EU pushes for chance to deliver U.S. Mail

The European Union is demanding that foreign companies be allowed to compete with the U.S. Postal Service as part of World Trade Organization talks that began last year.

According to a draft copy of its demands obtained by The Washington Times, Europe also wants access to American markets for municipal water and waste services. It also will call for foreign companies to be given access to Small Business Administration loans.

The European demands, which will be formally presented to the U.S. government by the end of June, mark the opening salvo in WTO negotiations on trade in services, an area that includes industries from finance to telecommunications to energy. The talks began in earnest when the organization agreed at a November meeting in Doha, Qatar, to make a new attempt to remove barriers to international commerce.

Harry Freeman, a Washington-based analyst of trade negotiations, said the U.S. market is already open to foreign companies and that as a result demands by Europe and other trading partners are bound to be politically contentious here.

"What the European Union is going after is pretty predictable," Mr. Freeman said. "These are the clear bones of contention."A European official, who asked not to be identified, said the document is "not final and official" but conceded that it gives a clear look at the demands the United States will hear from its trading partners in the new negotiations.

The Office of the U.S. Trade Representative, which will present a list of U.S. demands to Europe later this year, had no comment on the document.

Europe is renewing a long-standing demand that the United States allow foreign-owned ships to ferry lucrative cargo between U.S. ports, something that is prohibited by the Jones Act.
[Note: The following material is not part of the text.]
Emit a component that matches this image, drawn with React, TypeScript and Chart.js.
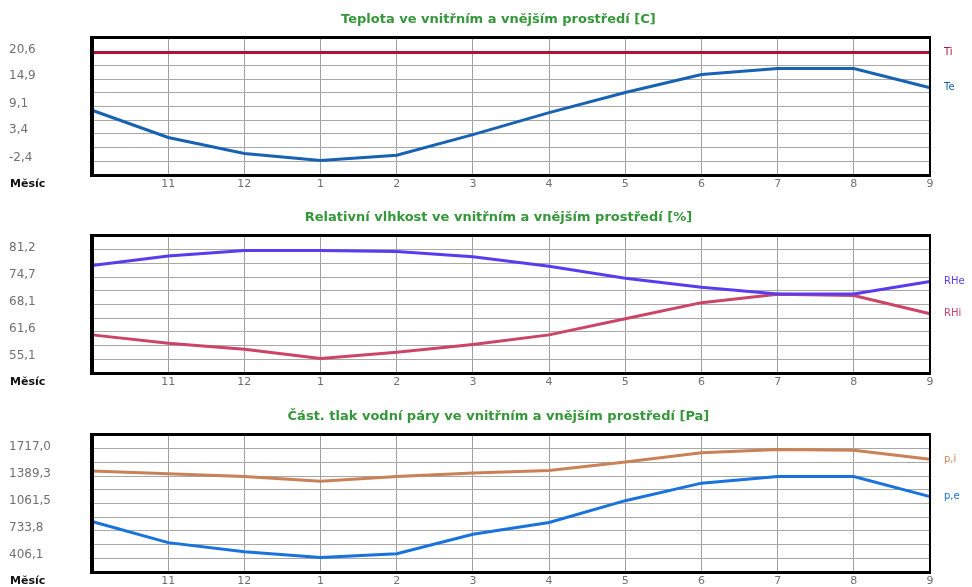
import React, { useEffect, useRef } from "react";
import { Chart, registerables } from "chart.js";

Chart.register(...registerables);

// Months (first point = October, label hidden as in the reference)
const months = ["10", "11", "12", "1", "2", "3", "4", "5", "6", "7", "8", "9"];

// Panel 1: temperature [C]
const tempInside = [20.6, 20.6, 20.6, 20.6, 20.6, 20.6, 20.6, 20.6, 20.6, 20.6, 20.6, 20.6];
const tempOutside = [8.3, 2.5, -0.9, -2.4, -1.3, 3.1, 7.8, 12.1, 15.9, 17.2, 17.2, 13.1];
const tempTicks = [20.6, 14.9, 9.1, 3.4, -2.4];

// Panel 2: relative humidity [%]
const rhOutside = [77.6, 79.9, 81.2, 81.2, 81.0, 79.7, 77.4, 74.5, 72.3, 70.7, 70.7, 73.7];
const rhInside = [60.8, 58.8, 57.3, 55.1, 56.6, 58.5, 60.8, 64.7, 68.6, 70.6, 70.3, 65.9];
const rhTicks = [81.2, 74.7, 68.1, 61.6, 55.1];

// Panel 3: partial vapour pressure [Pa]
const pInside = [1456, 1423, 1390, 1333, 1390, 1431, 1463, 1566, 1677, 1717, 1709, 1598];
const pOutside = [843, 586, 476, 406.1, 451, 688, 831, 1096, 1309, 1390, 1390, 1145];
const pTicks = [1717.0, 1389.3, 1061.5, 733.8, 406.1];

type Series = { label: string; data: number[]; color: string };

const fmt = (v: number) => v.toFixed(1).replace(".", ",");

function Panel(props: { title: string; series: Series[]; ticks: number[]; top: number }) {
  const ref = useRef<HTMLCanvasElement>(null);
  useEffect(() => {
    const { title, series, ticks } = props;
    const lo = Math.min(...ticks);
    const hi = Math.max(...ticks);
    const pad = (hi - lo) * 0.135;
    const min = lo - pad;
    const max = hi + pad;
    const decor = {
      id: "decor",
      afterDraw(chart: any) {
        const { ctx, chartArea: a } = chart;
        ctx.save();
        // frame
        ctx.fillStyle = "#000";
        ctx.fillRect(a.left - 2, a.top - 2, a.right - a.left + 3, 3); // top
        ctx.fillRect(a.left - 2, a.bottom - 1, a.right - a.left + 3, 3); // bottom
        ctx.fillRect(a.left - 2, a.top - 2, 4, a.bottom - a.top + 4); // left
        ctx.fillRect(a.right - 1, a.top - 2, 2, a.bottom - a.top + 4); // right
        // title
        ctx.fillStyle = "#35963a";
        ctx.font = "bold 13px 'DejaVu Sans'";
        ctx.textAlign = "center";
        ctx.textBaseline = "middle";
        ctx.fillText(title, a.left + (a.right - a.left) * 0.485, 20);
        // axis caption
        ctx.fillStyle = "#111";
        ctx.font = "bold 11px 'DejaVu Sans'";
        ctx.textAlign = "left";
        ctx.fillText("Měsíc", a.left - 82, a.bottom + 9);
        // series labels at right end
        ctx.font = "10px 'DejaVu Sans'";
        chart.data.datasets.forEach((ds: any, i: number) => {
          const meta = chart.getDatasetMeta(i);
          const last = meta.data[meta.data.length - 1];
          ctx.fillStyle = ds.borderColor;
          ctx.fillText(ds.label, a.right + 14, last.y);
        });
        ctx.restore();
      },
    };
    const chart = new Chart(ref.current as HTMLCanvasElement, {
      type: "line",
      data: {
        labels: months,
        datasets: series.map((s) => ({
          label: s.label,
          data: s.data,
          borderColor: s.color,
          backgroundColor: s.color,
          borderWidth: 3,
          pointRadius: 0,
          tension: 0,
          fill: false,
          yAxisID: "y",
        })),
      },
      options: {
        responsive: false,
        animation: false,
        layout: { padding: { left: 9, right: 42, top: 38, bottom: 0 } },
        plugins: {
          legend: { display: false },
          tooltip: { enabled: false },
          title: { display: false },
        },
        scales: {
          x: {
            type: "category",
            offset: false,
            grid: { color: "#a0a0a0", drawTicks: false },
            border: { display: false },
            ticks: {
              color: "#707070",
              font: { family: "'DejaVu Sans'", size: 11 },
              padding: 3,
              maxRotation: 0,
              autoSkip: false,
              callback: (_v: any, i: number) => (i === 0 ? "" : months[i]),
            },
            afterFit: (s: any) => {
              s.height = 23;
            },
          },
          yg: {
            type: "linear",
            position: "left",
            min,
            max,
            grid: { color: "#a8a8a8", drawTicks: false },
            border: { display: false },
            ticks: { display: false },
            afterBuildTicks: (s: any) => {
              s.ticks = Array.from({ length: 11 }, (_, k) => ({ value: min + (k * (max - min)) / 10 }));
            },
            afterFit: (s: any) => {
              s.width = 0;
            },
          },
          y: {
            type: "linear",
            position: "left",
            min,
            max,
            grid: { display: false, drawTicks: false },
            border: { display: false },
            ticks: {
              color: "#707070",
              crossAlign: "far",
              padding: 0,
              labelOffset: -3,
              font: { family: "'DejaVu Sans'", size: 12 },
              callback: (v: any) => fmt(Number(v)),
            },
            afterBuildTicks: (s: any) => {
              s.ticks = ticks.map((v) => ({ value: v }));
            },
            afterFit: (s: any) => {
              s.width = 83;
            },
          },
        },
      } as any,
      plugins: [decor],
    });
    return () => chart.destroy();
  }, []);
  return (
    <div style={{ position: "absolute", left: 0, top: props.top, width: 972, height: 198 }}>
      <canvas ref={ref} width={972} height={198} style={{ width: 972, height: 198, display: "block" }} />
    </div>
  );
}

export default function App() {
  return (
    <div style={{ position: "absolute", left: 0, top: 0, width: 972, height: 587, background: "#fff", overflow: "hidden" }}>
      <Panel
        top={0}
        title="Teplota ve vnitřním a vnějším prostředí [C]"
        ticks={tempTicks}
        series={[
          { label: "Ti", data: tempInside, color: "#b01434" },
          { label: "Te", data: tempOutside, color: "#1862b4" },
        ]}
      />
      <Panel
        top={198}
        title="Relativní vlhkost ve vnitřním a vnějším prostředí [%]"
        ticks={rhTicks}
        series={[
          { label: "RHe", data: rhOutside, color: "#5a3cf0" },
          { label: "RHi", data: rhInside, color: "#cc4466" },
        ]}
      />
      <Panel
        top={397}
        title="Část. tlak vodní páry ve vnitřním a vnějším prostředí [Pa]"
        ticks={pTicks}
        series={[
          { label: "p,i", data: pInside, color: "#c98257" },
          { label: "p,e", data: pOutside, color: "#1a72dc" },
        ]}
      />
    </div>
  );
}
The law requires these ships be built, owned and operated by Americans. A coalition of shippers, shipbuilders and maritime-state legislators has always frustrated efforts to change the law.

The suggestion that foreign companies be allowed to deliver U.S. letters seems certain to face equally tough opposition.

"We oppose this idea, as does the Postal Service and the other unions," said Sally Davidow, spokeswoman for the American Postal Workers Union.

World negotiations on services are governed by General Agreement on Trade in Services, created in the early 1990s. It lays down rules for regulating services that affect such agencies as the Securities and Exchange Commission, the Federal Communications Commission and state insurance regulators.

Also, countries must hash out among themselves promises to allow foreign companies to deliver mail or provide transportation services.

A relatively unknown pact when it was created, the services agreement has become the latest whipping boy for many critics of globalization. The same labor unions, environmental groups and other activists opposed to the WTO are making it the center of their campaign against the new negotiations.

Many of the groups, especially in the United States, say new negotiations will force cities to sell municipal utilities such as water and electricity and could put them in the hands of far-off corporations.

"Now the cat is out of the bag," said Ruth Caplan, who handles trade issues for the Alliance for Democracy, a group critical of the WTO. "From the mail we receive to the water we drink, the European requests show that our basic public services are under threat."

But business groups scoff at the notion that the WTO negotiations will destroy government monopolies.

"The foundation of the WTO is not discriminating against foreign companies," said Bill Reinsch, president of the National Foreign Trade Council. "If we don't let American companies do it, we don't have to let European ones in."